We decided not to do a mad rush on this trip and settled on about 300 miles a day with a campground at the end of each day.  I'll sleep in a WalMart parking lot if I have to but it's much nicer to be able to fix dinner and take a shower.

We found the Herkimer Diamond Mine KOA in Herkimer NY.

According to Wikipedia, this area is a favorite collecting area for rockhounds because of its vast deposits of large quartz crystals known as "Herkimer diamonds." Although the minerals are not true diamonds and not generally used as gemstones, they have become popular as small trinkets. The minerals formed in Cambrian age limestone and dolostone, probably from ground water action after the original formation of the rock in an ancient sea.

There are about 10 other people at the campground tonight; it is very quiet and a lovely spot.
 We got site #59 which is right next to the West Canada Creek.  There was a big rainstorm last night so the ground is still a bit damp (is an ankle deep puddle damp?).  But with trees and the pretty stream behind us, it is a very nice spot to spend the night. 

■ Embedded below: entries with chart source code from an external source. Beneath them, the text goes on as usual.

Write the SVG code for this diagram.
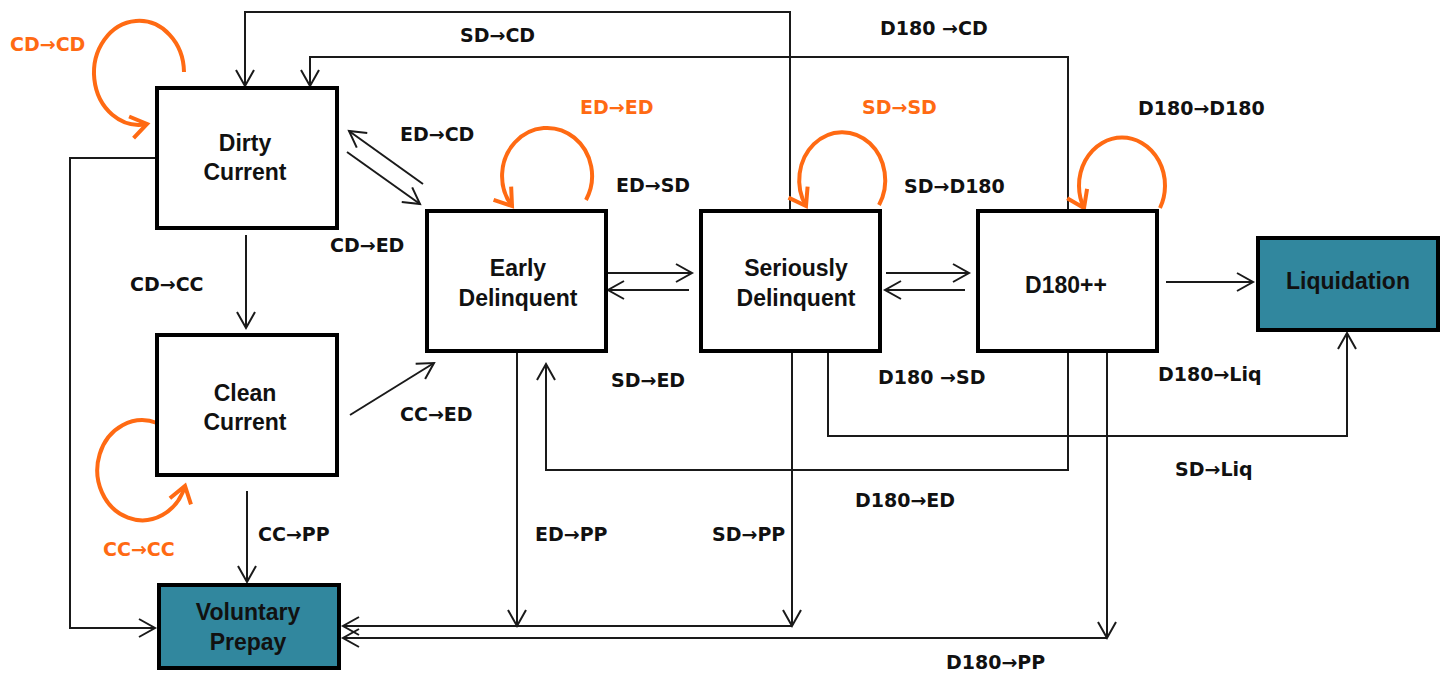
<svg xmlns="http://www.w3.org/2000/svg" width="1444" height="673" viewBox="0 0 1444 673">
<style>
.box{fill:#ffffff;stroke:#000;stroke-width:4}
.term{fill:#31879e;stroke:#000;stroke-width:4}
.nt{font-family:"Liberation Sans",Arial,sans-serif;font-weight:bold;font-size:23px;fill:#111;text-anchor:middle}
.lb{font-family:"DejaVu Sans","Liberation Sans",sans-serif;font-weight:bold;font-size:19px;fill:#111}
.or{fill:#ff6a13}
.ln{fill:none;stroke:#1a1a1a;stroke-width:2;marker-end:url(#ah)}
.lp{fill:none;stroke:#ff6a13;stroke-width:4;marker-end:url(#oh)}
</style>
<defs>
<marker id="ah" markerUnits="userSpaceOnUse" markerWidth="22" markerHeight="22" viewBox="0 0 22 22" refX="19" refY="11" orient="auto">
<path d="M3,2 L19,11 L3,20" fill="none" stroke="#1a1a1a" stroke-width="2"/>
</marker>
<marker id="oh" markerUnits="userSpaceOnUse" markerWidth="26" markerHeight="26" viewBox="0 0 26 26" refX="20" refY="13" orient="auto">
<path d="M4,2 L20,13 L4,24" fill="none" stroke="#ff6a13" stroke-width="4"/>
</marker>
</defs>
<rect width="1444" height="673" fill="#ffffff"/>
<g id="connectors">
<path class="ln" d="M790,211 V12 H245 V86"/>
<path class="ln" d="M1068,211 V57 H310 V86"/>
<path class="ln" d="M423,184 L349,131"/>
<path class="ln" d="M347,152 L420,204"/>
<path class="ln" d="M246,235 V328"/>
<path class="ln" d="M350,415 L434,363"/>
<path class="ln" d="M156,158 H70 V628 H155"/>
<path class="ln" d="M247,491 V582"/>
<path class="ln" d="M517,351 V626"/>
<path class="ln" d="M792,351 V626"/>
<path class="ln" d="M792,626 H343"/>
<path class="ln" d="M1107,351 V638"/>
<path class="ln" d="M1107,638 H343"/>
<path class="ln" d="M1068,351 V470 H546 V364"/>
<path class="ln" d="M828,351 V436 H1347 V333"/>
<path class="ln" d="M1166,282 H1253"/>
<path class="ln" d="M608,273 H692"/>
<path class="ln" d="M689,290 H608"/>
<path class="ln" d="M886,273 H969"/>
<path class="ln" d="M965,290 H885"/>
<path class="lp" d="M184,72 A45,52 0 1 0 147,124"/>
<path class="lp" d="M586,200 A45,48 0 1 0 512,206"/>
<path class="lp" d="M879,205 A43,48 0 1 0 806,206"/>
<path class="lp" d="M1160,208 A43,48 0 1 0 1084,208"/>
<path class="lp" d="M157,423 A45,50 0 1 0 185,486"/>
</g>
<g id="labels">
<text class="lb or" x="10" y="51">CD→CD</text>
<text class="lb" x="460" y="42">SD→CD</text>
<text class="lb" x="880" y="35">D180 →CD</text>
<text class="lb or" x="580" y="114">ED→ED</text>
<text class="lb or" x="862" y="114">SD→SD</text>
<text class="lb" x="1138" y="115">D180→D180</text>
<text class="lb" x="400" y="141">ED→CD</text>
<text class="lb" x="616" y="192">ED→SD</text>
<text class="lb" x="904" y="193">SD→D180</text>
<text class="lb" x="330" y="252">CD→ED</text>
<text class="lb" x="130" y="291">CD→CC</text>
<text class="lb" x="400" y="421">CC→ED</text>
<text class="lb" x="611" y="387">SD→ED</text>
<text class="lb" x="878" y="384">D180 →SD</text>
<text class="lb" x="1158" y="381">D180→Liq</text>
<text class="lb" x="1175" y="476">SD→Liq</text>
<text class="lb" x="855" y="507">D180→ED</text>
<text class="lb" x="535" y="541">ED→PP</text>
<text class="lb" x="712" y="541">SD→PP</text>
<text class="lb" x="258" y="541">CC→PP</text>
<text class="lb or" x="103" y="556">CC→CC</text>
<text class="lb" x="946" y="669">D180→PP</text>
</g>
<g id="dirty-current">
<rect class="box" x="157" y="88" width="180" height="140"/>
<text class="nt" x="245" y="151">Dirty</text>
<text class="nt" x="245" y="180">Current</text>
</g>
<g id="clean-current">
<rect class="box" x="157" y="335" width="180" height="140"/>
<text class="nt" x="245" y="401">Clean</text>
<text class="nt" x="245" y="430">Current</text>
</g>
<g id="voluntary-prepay">
<rect class="term" x="159" y="585" width="180" height="83"/>
<text class="nt" x="248" y="620">Voluntary</text>
<text class="nt" x="248" y="650">Prepay</text>
</g>
<g id="early-delinquent">
<rect class="box" x="427" y="211" width="179" height="140"/>
<text class="nt" x="518" y="276">Early</text>
<text class="nt" x="518" y="306">Delinquent</text>
</g>
<g id="seriously-delinquent">
<rect class="box" x="701" y="211" width="179" height="140"/>
<text class="nt" x="796" y="276">Seriously</text>
<text class="nt" x="796" y="306">Delinquent</text>
</g>
<g id="d180">
<rect class="box" x="978" y="211" width="179" height="140"/>
<text class="nt" x="1066" y="293">D180++</text>
</g>
<g id="liquidation">
<rect class="term" x="1258" y="238" width="180" height="92"/>
<text class="nt" x="1348" y="289">Liquidation</text>
</g>
</svg>
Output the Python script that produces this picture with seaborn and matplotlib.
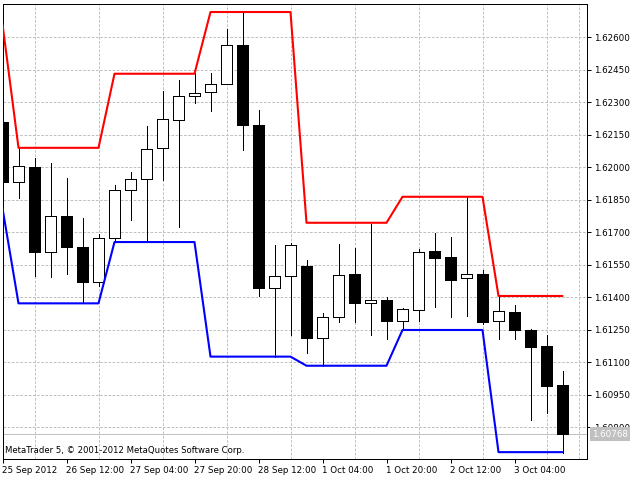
import numpy as np
import pandas as pd
import seaborn as sns
import matplotlib.pyplot as plt
from matplotlib.transforms import blended_transform_factory

# GBPUSD H4 bars, oldest first
opens = [1.62209, 1.61934, 1.62001, 1.61610, 1.61774, 1.61634, 1.61472, 1.61675, 1.61894,
         1.61945, 1.62088, 1.62217, 1.62328, 1.62346, 1.62383, 1.62564, 1.62195, 1.61444,
         1.61498, 1.61546, 1.61211, 1.61308, 1.61508, 1.61375, 1.61388, 1.61292, 1.61343,
         1.61614, 1.61586, 1.61488, 1.61508, 1.61289, 1.61332, 1.61249, 1.61175, 1.60995]
highs = [1.62209, 1.62089, 1.62043, 1.62018, 1.61951, 1.61765, 1.61692, 1.61918, 1.61978,
         1.62191, 1.62352, 1.62403, 1.62434, 1.62434, 1.62638, 1.62714, 1.62264, 1.61641,
         1.61649, 1.61572, 1.61329, 1.61646, 1.61628, 1.61738, 1.61400, 1.61351, 1.61623,
         1.61695, 1.61680, 1.61864, 1.61526, 1.61403, 1.61364, 1.61252, 1.61226, 1.61060]
lows = [1.61934, 1.61860, 1.61500, 1.61495, 1.61509, 1.61372, 1.61452, 1.61658, 1.61757,
        1.61658, 1.61943, 1.61726, 1.62298, 1.62261, 1.62383, 1.62080, 1.61406, 1.61126,
        1.61226, 1.61142, 1.61083, 1.61287, 1.61287, 1.61226, 1.61206, 1.61249, 1.61291,
        1.61357, 1.61310, 1.61314, 1.61275, 1.61209, 1.61206, 1.60834, 1.60867, 1.60683]
closes = [1.61934, 1.62005, 1.61610, 1.61774, 1.61631, 1.61472, 1.61672, 1.61894, 1.61945,
          1.62083, 1.62222, 1.62328, 1.62342, 1.62383, 1.62563, 1.62197, 1.61444, 1.61498,
          1.61641, 1.61214, 1.61308, 1.61503, 1.61375, 1.61388, 1.61292, 1.61345, 1.61608,
          1.61583, 1.61481, 1.61508, 1.61287, 1.61337, 1.61250, 1.61172, 1.60992, 1.60768]

# price channel
upper = [1.62661, 1.62090, 1.62090, 1.62090, 1.62090, 1.62090, 1.62090, 1.62432, 1.62432,
         1.62432, 1.62432, 1.62432, 1.62432, 1.62717, 1.62717, 1.62717, 1.62717, 1.62717,
         1.62717, 1.61744, 1.61744, 1.61744, 1.61744, 1.61744, 1.61744, 1.61864, 1.61864,
         1.61864, 1.61864, 1.61864, 1.61864, 1.61406, 1.61406, 1.61406, 1.61406, 1.61406]
lower = [1.61811, 1.61372, 1.61372, 1.61372, 1.61372, 1.61372, 1.61372, 1.61655, 1.61655,
         1.61655, 1.61655, 1.61655, 1.61655, 1.61126, 1.61126, 1.61126, 1.61126, 1.61126,
         1.61126, 1.61084, 1.61084, 1.61084, 1.61084, 1.61084, 1.61084, 1.61249, 1.61249,
         1.61249, 1.61249, 1.61249, 1.61249, 1.60685, 1.60685, 1.60685, 1.60685, 1.60685]

x_labels = ["25 Sep 2012", "26 Sep 12:00", "27 Sep 04:00", "27 Sep 20:00", "28 Sep 12:00",
            "1 Oct 04:00", "1 Oct 20:00", "2 Oct 12:00", "3 Oct 04:00"]
x_label_bars = [0, 4, 8, 12, 16, 20, 24, 28, 32]
y_ticks = [1.60800, 1.60950, 1.61100, 1.61250, 1.61400, 1.61550, 1.61700, 1.61850,
           1.62000, 1.62150, 1.62300, 1.62450, 1.62600]
last_price = 1.60768

sns.set_style("white")
plt.rcParams['font.family'] = ['DejaVu Sans']

df = pd.DataFrame({'bar': np.arange(len(opens)), 'open': opens, 'high': highs,
                   'low': lows, 'close': closes, 'upper': upper, 'lower': lower})

W, H = 640, 480
fig = plt.figure(figsize=(6.4, 4.8), dpi=100)
fig.patch.set_facecolor('white')
left, right, top, bottom = 2.5, 587.3, 4.0, 459.3
ax = fig.add_axes([left / W, 1 - bottom / H, (right - left) / W, (bottom - top) / H])
ax.set_facecolor('white')

px = 0.72  # one pixel in points
grid_kw = dict(color='#c0c0c0', linewidth=px, linestyle=(0, (2.6, 1.6)))

# candles
up = df['close'] >= df['open']
ax.vlines(df['bar'], df['low'], df['high'], color='black', linewidth=px, zorder=2,
          antialiased=False)
body_lo = np.minimum(df['open'], df['close'])
body_h = np.abs(df['close'] - df['open'])
bars = ax.bar(df['bar'], body_h, bottom=body_lo, width=0.66,
              color=np.where(up, 'white', 'black'), edgecolor='black', linewidth=px, zorder=3)
for b in bars:
    b.set_antialiased(False)

# channel lines
sns.lineplot(data=df, x='bar', y='upper', color='#ff0000', linewidth=1.5, ax=ax, zorder=4)
sns.lineplot(data=df, x='bar', y='lower', color='#0000ff', linewidth=1.5, ax=ax, zorder=4)

# last price line
ax.axhline(last_price, color='#c0c0c0', linewidth=px, zorder=1)

ax.set_xlim(0, 36.55)
ax.set_ylim(1.60652, 1.62754)

ax.set_xticks(x_label_bars)
ax.set_xticklabels(x_labels, fontsize=6.3, ha='left')
ax.set_xticks(np.arange(2, 37, 2), minor=True)
ax.set_yticks(y_ticks)
ax.set_yticklabels([f"{t:.5f}" for t in y_ticks], fontsize=6.3)
ax.yaxis.tick_right()
ax.tick_params(axis='x', which='major', direction='out', length=3, width=px, pad=1.5,
               bottom=True, colors='black')
ax.tick_params(axis='x', which='minor', length=0)
ax.tick_params(axis='y', which='major', direction='out', length=3, width=px, pad=1.5,
               right=True, left=False, colors='black')
ax.grid(False)
ax.grid(True, which='minor', axis='x', **grid_kw)
ax.grid(True, which='major', axis='y', **grid_kw)
ax.set_axisbelow(True)
ax.set_xlabel('')
ax.set_ylabel('')
for s in ax.spines.values():
    s.set_visible(True)
    s.set_color('black')
    s.set_linewidth(px)

# current price tag
tr = blended_transform_factory(ax.transAxes, ax.transData)
ax.text(1.0 + 4.5 / (right - left), last_price, f"{last_price:.5f}", transform=tr,
        fontsize=6.3, color='white', ha='left', va='center', clip_on=False, zorder=6,
        bbox=dict(boxstyle='square,pad=0.25', facecolor='#c0c0c0', edgecolor='none'))

fig.text(5 / W, 1 - 450.5 / H, "MetaTrader 5, \u00a9 2001-2012 MetaQuotes Software Corp.",
         fontsize=6.1, color='black', ha='left', va='center')

fig.savefig('out.png', dpi=100)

 This is the view from our rear window.  Per Wikipedia:  The West Canada Creek got its name from being the western boundary of Sir William Johnson's Royal Land Grant, and because the Iriquois word for village is "Kanata" or Canada. Following the Revolutionary war, Arthur Noble II purchased some 80,000 acres (320 km2) in the present town of Ohio, and called it "Nobleboro", a vast wilderness empire for that time in history. He also founded Nobleboro, Maine on land he inherited from his father. The timber, fish, and game of the area have been exploited for centuries.
Per Sandy:  Even though he looks like a crusty old curmudgeon and I seldom manage to snap a picture with him smiling, he is having a great day. 


  1. LOL Love it Sandy!

    The car will run on diesel ( a little rough, and might need a bottle of "conditioner")...and you are right, a diesel engine will get too hot running on gasoline. I had a diesel Mercedes that an attendant filled with gasoline. I refused to move it and insisted they have it drained. The owner of the gas station was not happy with me.

    Safe journey!


  2. Well new friends I'm off in the other direction (that would be Newfoundland) so I'll be sending you positive westward thoughts! Let me know if you make it to Vancouver-AS you might imagine, I have friends the blog! Deborah

  3. Sandy, I just saw that you have a blog, I'll be reading and keeping up with you in your travels, what a great trip. Have a wonderful time and keep safe.

    1. Linda, I am so glad that you are reading. I'm sure that you've had many fun times in your High Country.